When Starbucks named Brian Niccol CEO in August 2024, Wall Street roared with approval. Shares spiked more than 20% in a day, adding billions in market cap. The market was sending a loud message: after a “consultant-style” leader in Laxman Narasimhan, Starbucks needed a battle-tested operator.
But here’s the catch — nothing inside the stores changed that day. No barista schedules shifted, no supply chains re-aligned, no union disputes resolved. The stock jump was a signal of expectations, not an operational turnaround.
One Year Later: Same Pressure Points
Fast forward to today, and Starbucks is reportedly closing stores in key markets. The issues that drag on performance — labor unrest, inconsistent service, slower foot traffic, and rising input costs — remain stubborn. Niccol’s operational credibility hasn’t translated (yet) into a field-level rebound.

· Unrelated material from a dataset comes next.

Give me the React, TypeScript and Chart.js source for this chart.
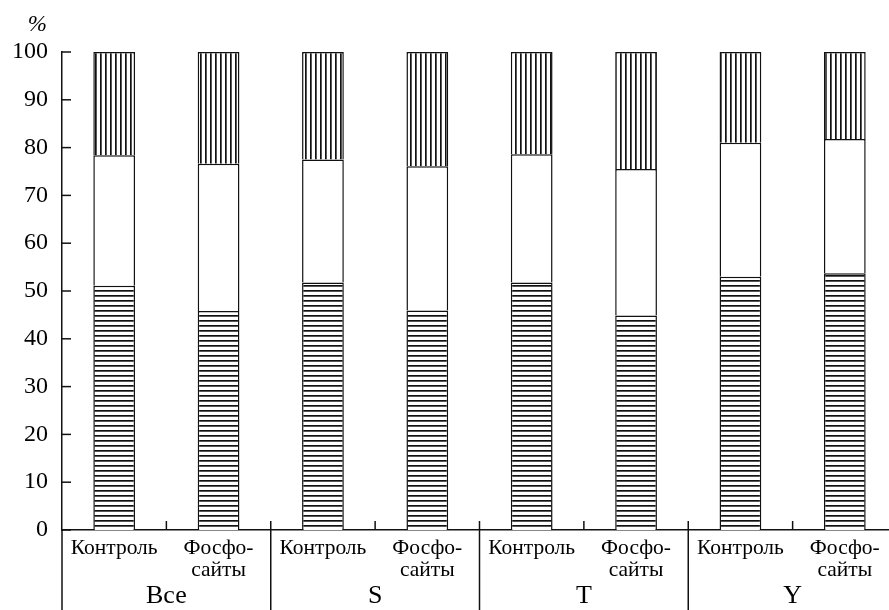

This is the paradox of leadership hires in public markets: Wall Street rewards the story immediately, but operators must then slog through years of structural problems. The market signal was instant; the operational grind is slow.
Why This Matters Beyond Starbucks
This isn’t just about coffee. It’s a reminder to every operator and investor in the QSR space:
Stock pops ≠ solved problems. Market reactions are a referendum on belief, not execution.
The résumé bias cuts both ways. Hiring a consultant can look too theoretical; hiring an operator can look like a cure-all. In truth, the job requires both.
Execution outpaces narrative — eventually. If the stores aren’t humming, no résumé will save you.
Verdict
Starbucks proves a core lesson: don’t confuse a leadership hire (or a market cheer) with an operational turnaround. Closing stores in 2025 reveals the extent of the problems — and how much harder it is to deliver on expectations than to create them.
Verdict: 🟡 Yellow Flag
The Niccol hire gave Starbucks an instant market pop, but the fundamentals remain unchanged a year later. Store closures, labor unrest, and service inconsistency show the operational grind is far from over. The market applauded the résumé — but the field still hasn’t felt the turnaround.
Why it matters: Headlines and stock spikes can mask how long real operational change takes. Investors and operators shouldn’t confuse applause with execution.